BEGIN Data excerpt

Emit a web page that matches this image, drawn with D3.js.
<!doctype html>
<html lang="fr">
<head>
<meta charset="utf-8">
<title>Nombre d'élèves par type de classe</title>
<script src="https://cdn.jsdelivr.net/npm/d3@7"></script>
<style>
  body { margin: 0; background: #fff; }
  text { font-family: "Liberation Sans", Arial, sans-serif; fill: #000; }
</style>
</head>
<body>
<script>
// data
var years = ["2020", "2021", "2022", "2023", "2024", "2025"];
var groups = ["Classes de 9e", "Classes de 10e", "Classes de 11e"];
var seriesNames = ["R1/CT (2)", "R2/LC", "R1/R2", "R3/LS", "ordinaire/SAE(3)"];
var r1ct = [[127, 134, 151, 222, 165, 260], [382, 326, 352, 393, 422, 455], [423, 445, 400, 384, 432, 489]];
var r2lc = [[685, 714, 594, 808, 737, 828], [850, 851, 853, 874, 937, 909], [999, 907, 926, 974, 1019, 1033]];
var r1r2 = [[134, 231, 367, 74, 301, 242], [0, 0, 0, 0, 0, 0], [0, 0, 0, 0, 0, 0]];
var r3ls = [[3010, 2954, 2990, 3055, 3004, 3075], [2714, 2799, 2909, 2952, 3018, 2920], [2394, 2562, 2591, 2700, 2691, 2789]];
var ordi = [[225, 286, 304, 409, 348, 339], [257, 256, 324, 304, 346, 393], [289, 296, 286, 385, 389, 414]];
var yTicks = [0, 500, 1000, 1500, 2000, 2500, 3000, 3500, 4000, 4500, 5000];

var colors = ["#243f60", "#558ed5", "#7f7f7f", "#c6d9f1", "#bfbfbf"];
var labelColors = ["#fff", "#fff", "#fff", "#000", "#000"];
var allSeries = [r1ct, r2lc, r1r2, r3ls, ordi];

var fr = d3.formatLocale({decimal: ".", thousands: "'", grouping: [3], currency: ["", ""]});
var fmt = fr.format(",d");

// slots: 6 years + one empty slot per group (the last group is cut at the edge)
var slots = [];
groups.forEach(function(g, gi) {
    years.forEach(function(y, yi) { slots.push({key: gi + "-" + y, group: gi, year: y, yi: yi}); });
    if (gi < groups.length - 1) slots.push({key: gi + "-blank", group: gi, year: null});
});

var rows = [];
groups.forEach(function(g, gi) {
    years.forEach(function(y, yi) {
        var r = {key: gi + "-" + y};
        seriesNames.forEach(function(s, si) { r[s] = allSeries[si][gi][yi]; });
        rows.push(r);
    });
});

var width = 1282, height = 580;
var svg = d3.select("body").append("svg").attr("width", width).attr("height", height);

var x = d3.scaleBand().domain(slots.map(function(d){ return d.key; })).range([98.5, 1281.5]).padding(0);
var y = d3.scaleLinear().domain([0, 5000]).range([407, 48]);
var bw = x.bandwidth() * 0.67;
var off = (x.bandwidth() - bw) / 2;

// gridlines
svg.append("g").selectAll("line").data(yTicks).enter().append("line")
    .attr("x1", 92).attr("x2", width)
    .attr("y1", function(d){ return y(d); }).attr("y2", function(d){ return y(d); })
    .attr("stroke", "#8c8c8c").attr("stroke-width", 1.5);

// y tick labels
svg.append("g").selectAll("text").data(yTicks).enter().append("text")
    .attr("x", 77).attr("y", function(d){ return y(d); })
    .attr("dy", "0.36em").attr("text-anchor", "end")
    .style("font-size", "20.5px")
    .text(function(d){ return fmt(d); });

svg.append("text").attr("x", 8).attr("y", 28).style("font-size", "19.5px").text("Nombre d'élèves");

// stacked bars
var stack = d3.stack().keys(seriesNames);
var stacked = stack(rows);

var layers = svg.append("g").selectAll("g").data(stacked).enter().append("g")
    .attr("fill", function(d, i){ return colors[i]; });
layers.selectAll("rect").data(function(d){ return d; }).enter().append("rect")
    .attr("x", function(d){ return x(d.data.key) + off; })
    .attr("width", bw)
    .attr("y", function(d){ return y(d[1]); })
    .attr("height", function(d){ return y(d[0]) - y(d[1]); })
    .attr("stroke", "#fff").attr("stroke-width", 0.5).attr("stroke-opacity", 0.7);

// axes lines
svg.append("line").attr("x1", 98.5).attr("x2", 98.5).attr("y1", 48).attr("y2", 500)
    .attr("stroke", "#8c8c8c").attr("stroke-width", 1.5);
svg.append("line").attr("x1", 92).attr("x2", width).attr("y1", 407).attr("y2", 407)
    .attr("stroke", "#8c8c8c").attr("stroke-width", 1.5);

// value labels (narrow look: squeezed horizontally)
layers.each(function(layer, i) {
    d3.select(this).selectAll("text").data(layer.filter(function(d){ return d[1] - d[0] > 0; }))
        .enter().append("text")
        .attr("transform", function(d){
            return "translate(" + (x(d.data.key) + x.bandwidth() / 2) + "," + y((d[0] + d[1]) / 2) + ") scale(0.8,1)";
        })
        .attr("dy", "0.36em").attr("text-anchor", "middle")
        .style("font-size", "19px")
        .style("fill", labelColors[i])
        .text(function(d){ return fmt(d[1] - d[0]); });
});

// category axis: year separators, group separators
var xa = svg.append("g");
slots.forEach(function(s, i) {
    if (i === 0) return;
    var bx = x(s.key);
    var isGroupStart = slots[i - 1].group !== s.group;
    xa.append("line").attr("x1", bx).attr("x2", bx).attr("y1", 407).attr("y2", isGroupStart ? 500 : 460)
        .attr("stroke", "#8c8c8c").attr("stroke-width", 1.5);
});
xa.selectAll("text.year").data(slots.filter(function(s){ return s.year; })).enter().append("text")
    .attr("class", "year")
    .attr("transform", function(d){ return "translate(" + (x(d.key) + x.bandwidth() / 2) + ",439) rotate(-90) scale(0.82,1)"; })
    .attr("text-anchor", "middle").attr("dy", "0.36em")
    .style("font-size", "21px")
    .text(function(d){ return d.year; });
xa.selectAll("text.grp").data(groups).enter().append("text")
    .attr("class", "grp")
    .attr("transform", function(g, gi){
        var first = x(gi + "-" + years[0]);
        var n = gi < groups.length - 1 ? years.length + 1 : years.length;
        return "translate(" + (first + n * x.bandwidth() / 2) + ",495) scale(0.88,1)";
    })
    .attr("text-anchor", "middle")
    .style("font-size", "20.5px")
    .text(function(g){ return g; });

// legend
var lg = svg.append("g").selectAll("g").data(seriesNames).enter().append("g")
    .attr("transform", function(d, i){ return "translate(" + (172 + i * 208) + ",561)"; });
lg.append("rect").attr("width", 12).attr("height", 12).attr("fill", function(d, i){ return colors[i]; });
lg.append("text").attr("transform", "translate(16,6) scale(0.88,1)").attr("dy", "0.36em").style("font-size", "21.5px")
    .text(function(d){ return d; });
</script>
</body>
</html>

END Data excerpt

### Stated exercise
Extract the complete listing above, reproducing each line exactly.

### Response to this exercise
Emit a web page that matches this image, drawn with D3.js.
<!doctype html>
<html lang="fr">
<head>
<meta charset="utf-8">
<title>Nombre d'élèves par type de classe</title>
<script src="https://cdn.jsdelivr.net/npm/d3@7"></script>
<style>
  body { margin: 0; background: #fff; }
  text { font-family: "Liberation Sans", Arial, sans-serif; fill: #000; }
</style>
</head>
<body>
<script>
// data
var years = ["2020", "2021", "2022", "2023", "2024", "2025"];
var groups = ["Classes de 9e", "Classes de 10e", "Classes de 11e"];
var seriesNames = ["R1/CT (2)", "R2/LC", "R1/R2", "R3/LS", "ordinaire/SAE(3)"];
var r1ct = [[127, 134, 151, 222, 165, 260], [382, 326, 352, 393, 422, 455], [423, 445, 400, 384, 432, 489]];
var r2lc = [[685, 714, 594, 808, 737, 828], [850, 851, 853, 874, 937, 909], [999, 907, 926, 974, 1019, 1033]];
var r1r2 = [[134, 231, 367, 74, 301, 242], [0, 0, 0, 0, 0, 0], [0, 0, 0, 0, 0, 0]];
var r3ls = [[3010, 2954, 2990, 3055, 3004, 3075], [2714, 2799, 2909, 2952, 3018, 2920], [2394, 2562, 2591, 2700, 2691, 2789]];
var ordi = [[225, 286, 304, 409, 348, 339], [257, 256, 324, 304, 346, 393], [289, 296, 286, 385, 389, 414]];
var yTicks = [0, 500, 1000, 1500, 2000, 2500, 3000, 3500, 4000, 4500, 5000];

var colors = ["#243f60", "#558ed5", "#7f7f7f", "#c6d9f1", "#bfbfbf"];
var labelColors = ["#fff", "#fff", "#fff", "#000", "#000"];
var allSeries = [r1ct, r2lc, r1r2, r3ls, ordi];

var fr = d3.formatLocale({decimal: ".", thousands: "'", grouping: [3], currency: ["", ""]});
var fmt = fr.format(",d");

// slots: 6 years + one empty slot per group (the last group is cut at the edge)
var slots = [];
groups.forEach(function(g, gi) {
    years.forEach(function(y, yi) { slots.push({key: gi + "-" + y, group: gi, year: y, yi: yi}); });
    if (gi < groups.length - 1) slots.push({key: gi + "-blank", group: gi, year: null});
});

var rows = [];
groups.forEach(function(g, gi) {
    years.forEach(function(y, yi) {
        var r = {key: gi + "-" + y};
        seriesNames.forEach(function(s, si) { r[s] = allSeries[si][gi][yi]; });
        rows.push(r);
    });
});

var width = 1282, height = 580;
var svg = d3.select("body").append("svg").attr("width", width).attr("height", height);

var x = d3.scaleBand().domain(slots.map(function(d){ return d.key; })).range([98.5, 1281.5]).padding(0);
var y = d3.scaleLinear().domain([0, 5000]).range([407, 48]);
var bw = x.bandwidth() * 0.67;
var off = (x.bandwidth() - bw) / 2;

// gridlines
svg.append("g").selectAll("line").data(yTicks).enter().append("line")
    .attr("x1", 92).attr("x2", width)
    .attr("y1", function(d){ return y(d); }).attr("y2", function(d){ return y(d); })
    .attr("stroke", "#8c8c8c").attr("stroke-width", 1.5);

// y tick labels
svg.append("g").selectAll("text").data(yTicks).enter().append("text")
    .attr("x", 77).attr("y", function(d){ return y(d); })
    .attr("dy", "0.36em").attr("text-anchor", "end")
    .style("font-size", "20.5px")
    .text(function(d){ return fmt(d); });

svg.append("text").attr("x", 8).attr("y", 28).style("font-size", "19.5px").text("Nombre d'élèves");

// stacked bars
var stack = d3.stack().keys(seriesNames);
var stacked = stack(rows);

var layers = svg.append("g").selectAll("g").data(stacked).enter().append("g")
    .attr("fill", function(d, i){ return colors[i]; });
layers.selectAll("rect").data(function(d){ return d; }).enter().append("rect")
    .attr("x", function(d){ return x(d.data.key) + off; })
    .attr("width", bw)
    .attr("y", function(d){ return y(d[1]); })
    .attr("height", function(d){ return y(d[0]) - y(d[1]); })
    .attr("stroke", "#fff").attr("stroke-width", 0.5).attr("stroke-opacity", 0.7);

// axes lines
svg.append("line").attr("x1", 98.5).attr("x2", 98.5).attr("y1", 48).attr("y2", 500)
    .attr("stroke", "#8c8c8c").attr("stroke-width", 1.5);
svg.append("line").attr("x1", 92).attr("x2", width).attr("y1", 407).attr("y2", 407)
    .attr("stroke", "#8c8c8c").attr("stroke-width", 1.5);

// value labels (narrow look: squeezed horizontally)
layers.each(function(layer, i) {
    d3.select(this).selectAll("text").data(layer.filter(function(d){ return d[1] - d[0] > 0; }))
        .enter().append("text")
        .attr("transform", function(d){
            return "translate(" + (x(d.data.key) + x.bandwidth() / 2) + "," + y((d[0] + d[1]) / 2) + ") scale(0.8,1)";
        })
        .attr("dy", "0.36em").attr("text-anchor", "middle")
        .style("font-size", "19px")
        .style("fill", labelColors[i])
        .text(function(d){ return fmt(d[1] - d[0]); });
});

// category axis: year separators, group separators
var xa = svg.append("g");
slots.forEach(function(s, i) {
    if (i === 0) return;
    var bx = x(s.key);
    var isGroupStart = slots[i - 1].group !== s.group;
    xa.append("line").attr("x1", bx).attr("x2", bx).attr("y1", 407).attr("y2", isGroupStart ? 500 : 460)
        .attr("stroke", "#8c8c8c").attr("stroke-width", 1.5);
});
xa.selectAll("text.year").data(slots.filter(function(s){ return s.year; })).enter().append("text")
    .attr("class", "year")
    .attr("transform", function(d){ return "translate(" + (x(d.key) + x.bandwidth() / 2) + ",439) rotate(-90) scale(0.82,1)"; })
    .attr("text-anchor", "middle").attr("dy", "0.36em")
    .style("font-size", "21px")
    .text(function(d){ return d.year; });
xa.selectAll("text.grp").data(groups).enter().append("text")
    .attr("class", "grp")
    .attr("transform", function(g, gi){
        var first = x(gi + "-" + years[0]);
        var n = gi < groups.length - 1 ? years.length + 1 : years.length;
        return "translate(" + (first + n * x.bandwidth() / 2) + ",495) scale(0.88,1)";
    })
    .attr("text-anchor", "middle")
    .style("font-size", "20.5px")
    .text(function(g){ return g; });

// legend
var lg = svg.append("g").selectAll("g").data(seriesNames).enter().append("g")
    .attr("transform", function(d, i){ return "translate(" + (172 + i * 208) + ",561)"; });
lg.append("rect").attr("width", 12).attr("height", 12).attr("fill", function(d, i){ return colors[i]; });
lg.append("text").attr("transform", "translate(16,6) scale(0.88,1)").attr("dy", "0.36em").style("font-size", "21.5px")
    .text(function(d){ return d; });
</script>
</body>
</html>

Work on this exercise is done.